About this Page
I called this page the "Forgotten Death Railway", because most people will have heard of the Burma Railway. There won't be many people who haven't seen the movie "The River Kwai". This kept the memory of the railway alive. Unlike the Burma Railway the Pakan Baroe Railway was never used after the war and was soon broken up. Hardly anything remains to remind us of the inhuman suffering that occurred there. Not only by the Europeans who worked there but also the Indonesian slave labourers.
My interest in the Pakanbaroe railway stems from the fact that my father was one of the prisoners, who worked there. When the camp was liberated, he was initially overlooked and believed dead. Fortunately somebody noticed a slight movement from his body and subsequently he was rescued.
I myself with my mother and two sisters spent three years in Japanese camps on Java. Adek and Kramat in Batavia and Tjihapit in Bandoeng. I was 6 years old at the end of the war.
My parents refused to talk about the years in captivity and thus this part of my life has always been a vague memory, with a lot of questions and no answers. I also believe that it has caused a lot of anxiety throughout my life.

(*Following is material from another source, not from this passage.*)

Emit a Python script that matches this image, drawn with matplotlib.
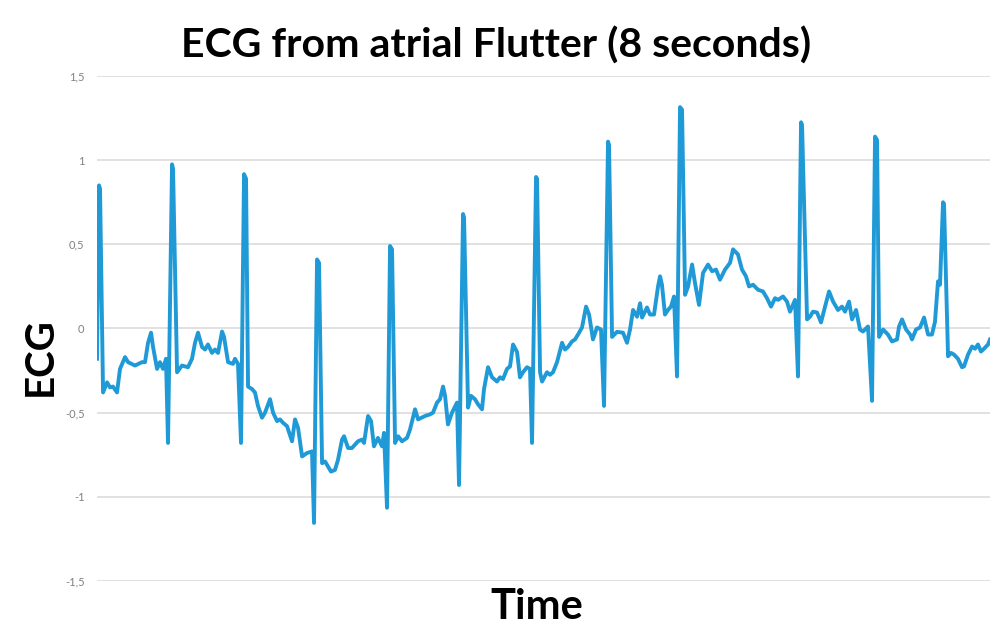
import numpy as np
import matplotlib
matplotlib.use("Agg")
import matplotlib.pyplot as plt

# ECG trace (time in s, amplitude)
time_s = [
    0.000, 0.018, 0.027, 0.054, 0.090, 0.116, 0.143, 0.179, 0.206, 0.251,
    0.278, 0.340, 0.403, 0.430, 0.457, 0.484, 0.502, 0.538, 0.564, 0.591,
    0.618, 0.636, 0.672, 0.681, 0.717, 0.761, 0.815, 0.851, 0.878, 0.905,
    0.941, 0.968, 0.994, 1.030, 1.057, 1.084, 1.120, 1.138, 1.174, 1.218,
    1.236, 1.263, 1.290, 1.317, 1.335, 1.353, 1.389, 1.415, 1.442, 1.478,
    1.505, 1.550, 1.577, 1.613, 1.639, 1.666, 1.702, 1.747, 1.774, 1.801,
    1.837, 1.881, 1.926, 1.944, 1.971, 1.989, 2.016, 2.043, 2.069, 2.096,
    2.132, 2.159, 2.195, 2.213, 2.249, 2.284, 2.311, 2.338, 2.374, 2.392,
    2.428, 2.455, 2.481, 2.517, 2.553, 2.571, 2.598, 2.625, 2.643, 2.670,
    2.697, 2.732, 2.777, 2.804, 2.849, 2.876, 2.938, 2.983, 3.010, 3.046,
    3.073, 3.100, 3.118, 3.144, 3.180, 3.225, 3.243, 3.279, 3.288, 3.324,
    3.350, 3.386, 3.413, 3.449, 3.467, 3.503, 3.539, 3.583, 3.610, 3.637,
    3.673, 3.700, 3.727, 3.763, 3.789, 3.816, 3.852, 3.879, 3.897, 3.933,
    3.942, 3.969, 3.987, 4.031, 4.058, 4.085, 4.121, 4.139, 4.166, 4.192,
    4.219, 4.255, 4.282, 4.309, 4.345, 4.381, 4.408, 4.443, 4.479, 4.515,
    4.542, 4.578, 4.587, 4.614, 4.658, 4.712, 4.748, 4.775, 4.802, 4.838,
    4.865, 4.883, 4.927, 4.954, 4.990, 5.026, 5.044, 5.061, 5.088, 5.115,
    5.142, 5.169, 5.196, 5.223, 5.241, 5.268, 5.295, 5.331, 5.357, 5.393,
    5.429, 5.474, 5.510, 5.545, 5.581, 5.626, 5.671, 5.698, 5.742, 5.778,
    5.814, 5.841, 5.877, 5.922, 5.966, 6.002, 6.038, 6.074, 6.101, 6.146,
    6.181, 6.208, 6.253, 6.280, 6.307, 6.316, 6.361, 6.387, 6.414, 6.450,
    6.486, 6.522, 6.558, 6.594, 6.638, 6.674, 6.701, 6.737, 6.764, 6.800,
    6.835, 6.862, 6.907, 6.943, 6.970, 6.988, 7.006, 7.042, 7.086, 7.122,
    7.167, 7.185, 7.212, 7.248, 7.284, 7.301, 7.337, 7.373, 7.409, 7.445,
    7.480, 7.507, 7.534, 7.552, 7.579, 7.588, 7.624, 7.651, 7.677, 7.713,
    7.749, 7.767, 7.803, 7.839, 7.866, 7.892, 7.919, 7.946, 7.982, 8.000,
]
ecg = [
    -0.18, 0.85, 0.83, -0.38, -0.32, -0.35, -0.345, -0.38, -0.24, -0.17,
    -0.20, -0.22, -0.20, -0.20, -0.085, -0.025, -0.11, -0.24, -0.20, -0.24,
    -0.18, -0.68, 0.975, 0.95, -0.26, -0.22, -0.23, -0.18, -0.085, -0.025,
    -0.11, -0.125, -0.095, -0.145, -0.125, -0.145, -0.018, -0.05, -0.20, -0.21,
    -0.18, -0.21, -0.68, 0.917, 0.89, -0.345, -0.36, -0.38, -0.46, -0.53,
    -0.50, -0.42, -0.50, -0.55, -0.54, -0.56, -0.58, -0.67, -0.54, -0.59,
    -0.76, -0.74, -0.73, -1.155, 0.41, 0.39, -0.80, -0.79, -0.82, -0.85,
    -0.84, -0.78, -0.66, -0.64, -0.71, -0.71, -0.69, -0.67, -0.66, -0.68,
    -0.52, -0.55, -0.70, -0.65, -0.70, -0.62, -1.065, 0.49, 0.47, -0.68,
    -0.64, -0.67, -0.65, -0.60, -0.48, -0.54, -0.52, -0.51, -0.50, -0.44,
    -0.42, -0.345, -0.40, -0.57, -0.50, -0.44, -0.93, 0.68, 0.66, -0.47,
    -0.40, -0.42, -0.45, -0.48, -0.36, -0.23, -0.29, -0.315, -0.29, -0.30,
    -0.24, -0.225, -0.095, -0.14, -0.29, -0.26, -0.23, -0.24, -0.68, 0.90,
    0.89, -0.26, -0.315, -0.26, -0.275, -0.26, -0.20, -0.155, -0.085, -0.125,
    -0.11, -0.077, -0.065, -0.036, 0.006, 0.13, 0.083, -0.065, 0.006, -0.006,
    -0.46, 1.11, 1.09, -0.05, -0.02, -0.025, -0.085, -0.006, 0.11, 0.07,
    0.15, 0.065, 0.125, 0.083, 0.083, 0.25, 0.31, 0.26, 0.083, 0.11,
    0.13, 0.19, -0.285, 1.315, 1.30, 0.20, 0.25, 0.38, 0.27, 0.14,
    0.33, 0.38, 0.34, 0.35, 0.29, 0.35, 0.39, 0.47, 0.44, 0.35,
    0.31, 0.25, 0.26, 0.23, 0.22, 0.18, 0.13, 0.18, 0.17, 0.19,
    0.16, 0.10, 0.17, -0.285, 1.225, 1.21, 0.054, 0.07, 0.10, 0.095,
    0.036, 0.13, 0.22, 0.16, 0.11, 0.13, 0.10, 0.16, 0.054, 0.11,
    -0.006, -0.018, 0.012, -0.43, 1.14, 1.12, -0.05, -0.006, -0.036, -0.077,
    -0.065, 0.012, 0.054, -0.006, -0.036, -0.065, -0.006, 0.006, 0.065, -0.036,
    -0.036, 0.04, 0.28, 0.26, 0.75, 0.74, -0.165, -0.145, -0.155, -0.18,
    -0.23, -0.225, -0.155, -0.107, -0.12, -0.095, -0.137, -0.12, -0.095, -0.065,
]
y_ticks = [-1.5, -1, -0.5, 0, 0.5, 1, 1.5]
y_tick_labels = ["-1,5", "-1", "-0,5", "0", "0,5", "1", "1,5"]

plt.rcParams["font.family"] = ["Lato", "DejaVu Sans"]

fig = plt.figure(figsize=(9.92, 6.29), dpi=100)
ax = fig.add_axes([0.0978, 0.0763, 0.9002, 0.8029])

ax.plot(time_s, ecg, color="#1f9ad6", linewidth=2.8, solid_joinstyle="round")

ax.set_xlim(0, 8)
ax.set_ylim(-1.5, 1.5)
ax.set_yticks(y_ticks)
ax.set_yticklabels(y_tick_labels, color="#808080", fontsize=8)
ax.set_xticks([])
ax.tick_params(axis="y", length=0, pad=9)
ax.grid(axis="y", color="#d9d9d9", linewidth=1.1)
ax.set_axisbelow(True)
for s in ax.spines.values():
    s.set_visible(False)

fig.text(0.5, 0.928, "ECG from atrial Flutter (8 seconds)", ha="center", va="center",
         fontsize=29.5, fontweight="bold")
fig.text(0.541, 0.035, "Time", ha="center", va="center", fontsize=30, fontweight="bold")
fig.text(0.041, 0.433, "ECG", ha="center", va="center", rotation=90,
         fontsize=29, fontweight="bold")

fig.savefig("out.png", dpi=100)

After reading two books from Henk Hovinga named "Doden spoorweg door het oerwoud" and "Eindstation Pakan Baroe", I decided to make this page.
After the war a monument of sorts was erected where the main cemetery used to be. This was removed during the President Sukarno regime on request from the Japanese.
I believe that most bodies were relocated to war cemeteries on Java.
I would like to see this monument replaced. If not at the location of the cemetery, which is now almost completely overgrown, but maybe in Pakanbaru as it is called now.